For The Madera Tribune

Madera Attorney Joe Barcroft worked for 10 years to free an innocent man from Folsom Prison. In 1919 he was finally successful.


Justice is blind, so they say, but sometimes she ought to open her eyes like Catilena Belmonte should have done on the night of July 4, 1909, when one of her guests shot another man at her kitchen table. In the midst of all the confusion, loud talk, threats, and finally a pistol shot, one man was left dead on her kitchen floor and one man—the wrong man--went to prison because she said she was sure he had pulled the trigger.

Catilena had come to Madera from Mexico with her husband, Jesus Belmonte, in 1905. He was 33 years old, and she was ten years younger. He got a job on the section gang of the Southern Pacific Railroad and rented a little house in the Millview district of Madera. To help make ends meet, the Belmontes emptied two of their bedrooms and opened up a little boarding house. By 1909, they had three roomers, Constantino Soto, Seferino Verduzco, and his brother Jose.

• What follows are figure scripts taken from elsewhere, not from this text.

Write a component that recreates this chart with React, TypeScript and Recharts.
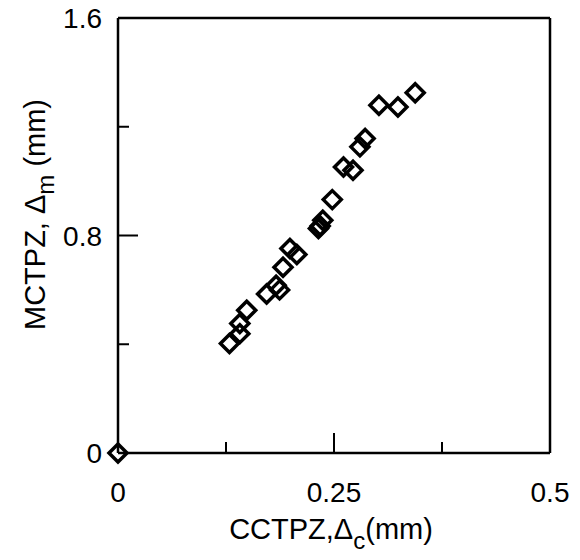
import React from 'react';
import { ScatterChart, Scatter, XAxis, YAxis } from 'recharts';

// CCTPZ (x) and MCTPZ (y) displacements, mm
const cctpz = [0, 0.129, 0.141, 0.141, 0.149, 0.172, 0.183, 0.187, 0.191, 0.199, 0.207, 0.232, 0.234, 0.237, 0.248, 0.261, 0.272, 0.28, 0.286, 0.302, 0.324, 0.344];
const mctpz = [0, 0.403, 0.439, 0.476, 0.525, 0.585, 0.617, 0.6, 0.683, 0.752, 0.73, 0.826, 0.835, 0.856, 0.932, 1.052, 1.04, 1.126, 1.157, 1.279, 1.273, 1.325];

const xTicks = [0, 0.125, 0.25, 0.375, 0.5];
const xLabeled = [0, 0.25, 0.5];
const yTicks = [0, 0.4, 0.8, 1.2, 1.6];
const yLabeled = [0, 0.8, 1.6];

const points = cctpz.map((x, i) => ({ x, y: mctpz[i] }));

const FONT = '"Liberation Sans", Arial, sans-serif';
const INK = '#000';

const Diamond = (props: any) => {
  const { cx, cy } = props;
  const r = 9;
  return (
    <path
      d={`M${cx},${cy - r} L${cx + r},${cy} L${cx},${cy + r} L${cx - r},${cy} Z`}
      fill="none"
      stroke={INK}
      strokeWidth={3.5}
    />
  );
};

const BottomTick = (props: any) => {
  const { x, y, payload } = props;
  const v = payload.value;
  const major = xLabeled.includes(v);
  const len = major ? 20 : 11;
  return (
    <g>
      {v > 0 && v < 0.5 && <line x1={x} y1={y} x2={x} y2={y - len} stroke={INK} strokeWidth={2} />}
      {major && (
        <text x={x} y={y + 49} textAnchor="middle" fontSize={28} fontFamily={FONT} fill={INK}>
          {String(v)}
        </text>
      )}
    </g>
  );
};

const TopTick = (props: any) => {
  const { x, y, payload } = props;
  const v = payload.value;
  if (v <= 0 || v >= 0.5) return <g />;
  const len = xLabeled.includes(v) ? 20 : 11;
  return <line x1={x} y1={y} x2={x} y2={y + len} stroke={INK} strokeWidth={2} />;
};

const LeftTick = (props: any) => {
  const { x, y, payload } = props;
  const v = payload.value;
  const major = yLabeled.includes(v);
  const len = major ? 20 : 11;
  return (
    <g>
      {v > 0 && v < 1.6 && <line x1={x} y1={y} x2={x + len} y2={y} stroke={INK} strokeWidth={2} />}
      {major && (
        <text x={x - 16} y={y + 10} textAnchor="end" fontSize={28} fontFamily={FONT} fill={INK}>
          {String(v)}
        </text>
      )}
    </g>
  );
};

const RightTick = (props: any) => {
  const { x, y, payload } = props;
  const v = payload.value;
  if (v <= 0 || v >= 1.6) return <g />;
  return <line x1={x} y1={y} x2={x - 11} y2={y} stroke={INK} strokeWidth={2} />;
};

const XTitle = (props: any) => {
  const { viewBox } = props;
  const cx = viewBox.x + viewBox.width / 2 - 3;
  const cy = viewBox.y + 86;
  return (
    <text x={cx} y={cy} textAnchor="middle" fontSize={29} fontFamily={FONT} fill={INK}>
      CCTPZ,Δ
      <tspan dy={10} fontSize={24}>c</tspan>
      <tspan dy={-10}>(mm)</tspan>
    </text>
  );
};

const YTitle = (props: any) => {
  const { viewBox } = props;
  const cx = viewBox.x + 45;
  const cy = viewBox.y + viewBox.height / 2 - 21;
  return (
    <text
      x={cx}
      y={cy}
      transform={`rotate(-90, ${cx}, ${cy})`}
      textAnchor="middle"
      fontSize={29}
      fontFamily={FONT}
      fill={INK}
    >
      MCTPZ, Δ
      <tspan dy={9} fontSize={24}>m</tspan>
      <tspan dy={-9}> (mm)</tspan>
    </text>
  );
};

export default function App() {
  return (
    <div style={{ background: '#fff', width: 580, height: 560, margin: '-8px 0 0 -8px' }}>
      <ScatterChart width={580} height={560} margin={{ top: 17, right: 29, left: 0, bottom: 0 }}>
        <XAxis
          xAxisId="b"
          dataKey="x"
          type="number"
          domain={[0, 0.5]}
          ticks={xTicks}
          interval={0}
          height={107}
          tickSize={0}
          tickMargin={0}
          tickLine={false}
          axisLine={{ stroke: INK, strokeWidth: 2.5 }}
          tick={(p: any) => <BottomTick {...p} />}
          label={(p: any) => <XTitle {...p} />}
        />
        <XAxis
          xAxisId="t"
          orientation="top"
          type="number"
          domain={[0, 0.5]}
          ticks={xTicks}
          interval={0}
          height={1}
          tickSize={0}
          tickMargin={0}
          tickLine={false}
          axisLine={{ stroke: INK, strokeWidth: 2.5 }}
          tick={(p: any) => <TopTick {...p} />}
        />
        <YAxis
          yAxisId="l"
          dataKey="y"
          type="number"
          domain={[0, 1.6]}
          ticks={yTicks}
          interval={0}
          width={118}
          tickSize={0}
          tickMargin={0}
          tickLine={false}
          axisLine={{ stroke: INK, strokeWidth: 2.5 }}
          tick={(p: any) => <LeftTick {...p} />}
          label={(p: any) => <YTitle {...p} />}
        />
        <YAxis
          yAxisId="r"
          orientation="right"
          type="number"
          domain={[0, 1.6]}
          ticks={yTicks}
          interval={0}
          width={1}
          tickSize={0}
          tickMargin={0}
          tickLine={false}
          axisLine={{ stroke: INK, strokeWidth: 2.5 }}
          tick={(p: any) => <RightTick {...p} />}
        />
        <Scatter data={points} xAxisId="b" yAxisId="l" shape={Diamond} isAnimationActive={false} />
      </ScatterChart>
    </div>
  );
}
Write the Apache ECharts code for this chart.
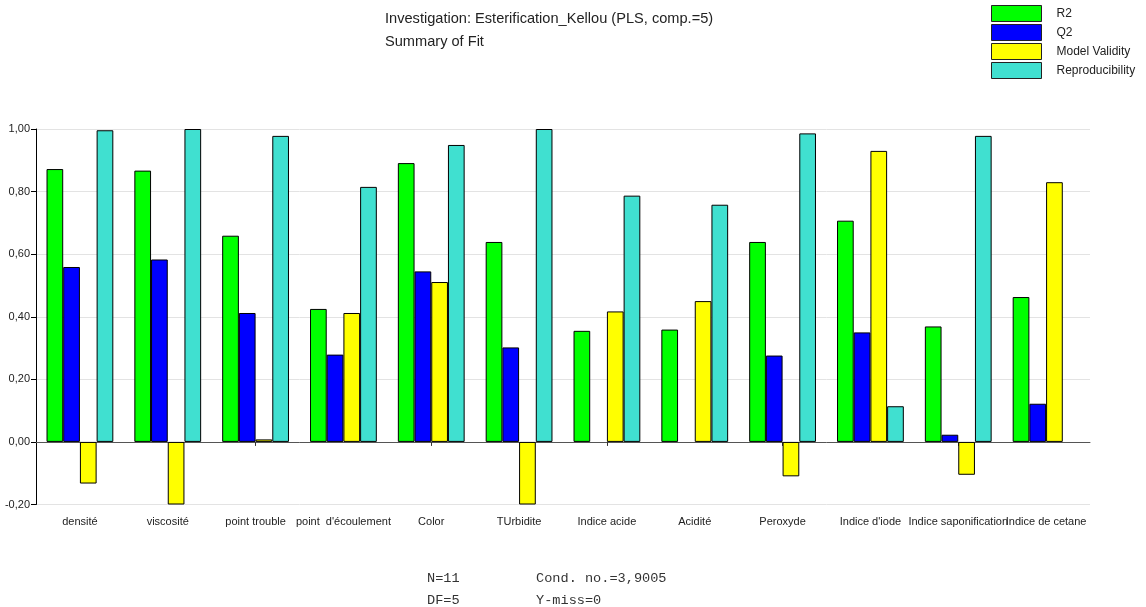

They all seemed to be one big, happy family until that fateful 4th of July. We don’t know what started the disagreement, but Constantino and Seferino, after a few drinks, found themselves on opposite sides of a vicious argument. When it became obvious that the quarrel was going to get physical, Jesus stepped in to put a stop to it. Seferino ran out the door and Constantino sat down at the table. Catilena, holding 1-year-old Mary, the latest addition to the Belmonte family, sat across from him.

Just as cooler heads began to prevail, in bounded the Verduzco brothers. Jose let it be known that he was going to take his brother’s part, and the shoving began. With Catilena yelling and the kids screaming, someone pulled out a pistol and fired a bullet into Constantino. He fell dead.